By now you’re probably seeing that there are multiple layers of encryption on the Internet and generally speaking for most people’s security needs we don’t need more than one layer. So lets take the case of Jane who works for Acme inc. a company with 100 remote employees with all their applications in the cloud. Jane uses Gsuite, Zoom, Salesforce, Slack and a custom app hosted on AWS. Whenever she connects to any of these apps, a secure encrypted connection is established and all data sent by the browser is encrypted until it reaches the application server. As Jane is connected via Wi-Fi, the encrypted TLS data is again encrypted by her network adapter between her laptop and her Wi-Fi router. Then from her home router to the Salesforce server it is protected by the TLS encryption established by her browser. At no point is the data vulnerable to an eavesdropper. If Jane was convinced to use a commercial VPN provider then there would be an additional layer of encryption between her laptop and the VPN server, offering no value unless you are concerned that the underlying TLS encryption is not sufficient, which is not normally a concern for most organisations.
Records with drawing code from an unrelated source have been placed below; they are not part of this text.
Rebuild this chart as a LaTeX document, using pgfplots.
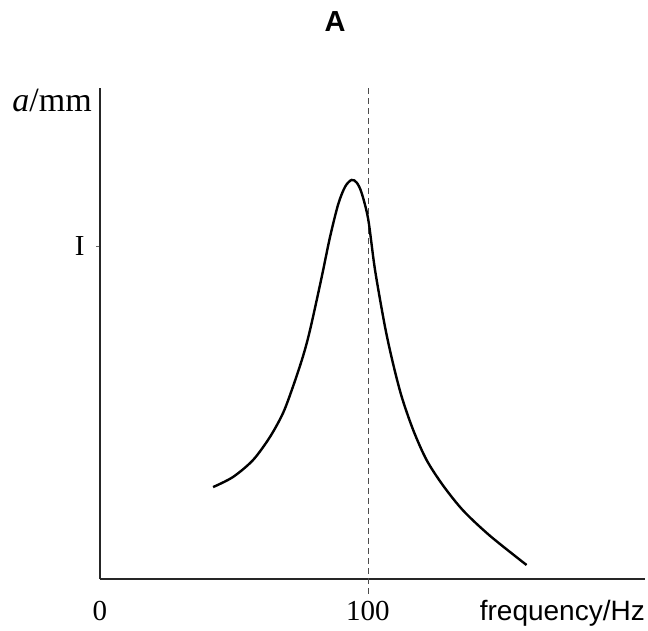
\documentclass[border=0pt]{standalone}
\usepackage{pgfplots}
\pgfplotsset{compat=1.18}
\usepackage{fontspec}
\setmainfont{Liberation Serif}
\setsansfont{Liberation Sans}

\begin{document}
\begin{tikzpicture}
  % page = 648 x 630, axis box bottom-left at (0,0)
  \path[use as bounding box] (-100pt,-51pt) rectangle (548pt,579pt);
  \begin{axis}[
    at={(0pt,0pt)}, anchor=south west,
    scale only axis=true,
    width=545pt, height=491pt,
    xmin=0, xmax=203.4,
    ymin=0, ymax=1.474,
    axis lines*=left,
    axis line style={line width=2pt, black!85},
    clip=false,
    xtick={0,100},
    xticklabels={0,100},
    ytick={1},
    yticklabels={I},
    x tick style={draw=none},
    y tick style={line width=0.6pt, black!60},
    major tick length=4pt,
    tick align=outside,
    tick pos=left,
    ticklabel style={font=\fontsize{29}{33}\selectfont},
    xticklabel style={anchor=base, yshift=-37pt},
    yticklabel style={anchor=base east, xshift=-8pt, yshift=-10pt},
  ]
    % reference line at 100 Hz
    \addplot[black!70, line width=0.7pt, dash pattern=on 6pt off 4pt]
      coordinates {(100,-0.045) (100,1.474)};
    % resonance curve
    \addplot[black, line width=2.4pt, smooth] coordinates {
      (42.2,0.276) (49.6,0.306) (57.1,0.357) (63.4,0.426) (68.3,0.498)
      (72.0,0.577) (75.7,0.667) (78.4,0.748) (82.7,0.905) (85.8,1.025)
      (88.9,1.125) (91.5,1.178) (93.9,1.198) (95.8,1.190) (97.6,1.160)
      (100.1,1.080) (102.6,0.930) (106.3,0.760) (109.3,0.649) (112.6,0.547)
      (116.9,0.447) (121.9,0.357) (128.1,0.280) (135.6,0.205) (145.5,0.130)
      (159.2,0.042)
    };
  \end{axis}
  \node[font=\sffamily\bfseries\fontsize{29}{33}\selectfont] at (235pt,557pt) {A};
  \node[anchor=east, font=\fontsize{34}{38}\selectfont, inner sep=0pt] at (-8pt,479pt) {\textit{a}/mm};
  \node[anchor=base east, font=\sffamily\fontsize{28}{33}\selectfont, inner sep=0pt] at (545pt,-41pt) {frequency/Hz};
\end{tikzpicture}
\end{document}
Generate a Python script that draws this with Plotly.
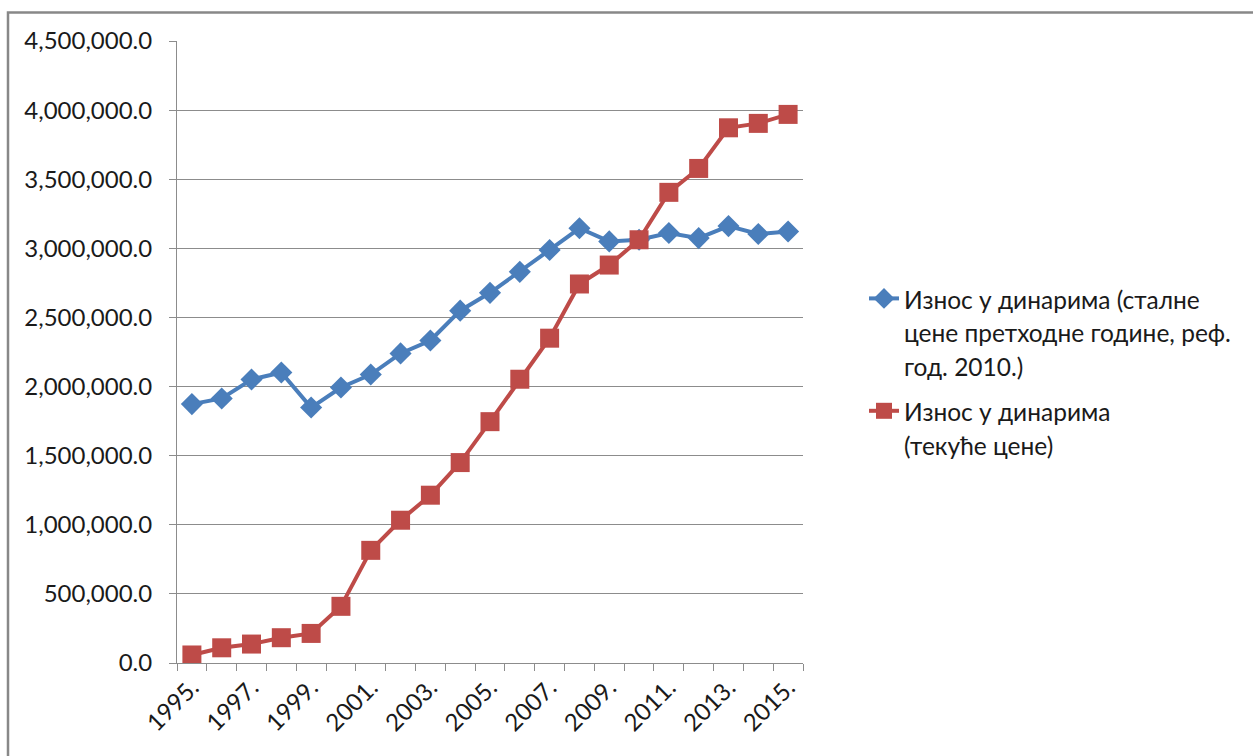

And when using a VPN, the connection from the VPN server to the salesforce server is not encrypted by the VPN, only the path from the user device to the VPN server.
So we don’t think Jane needs a commercial VPN to work securely from home in this scenario. However if Jane is concerned about her ISP snooping on the websites she is visiting or she needs some basic IP layer anonymity then there may be a use-case for a commercial VPN provider but thats a subject for another article.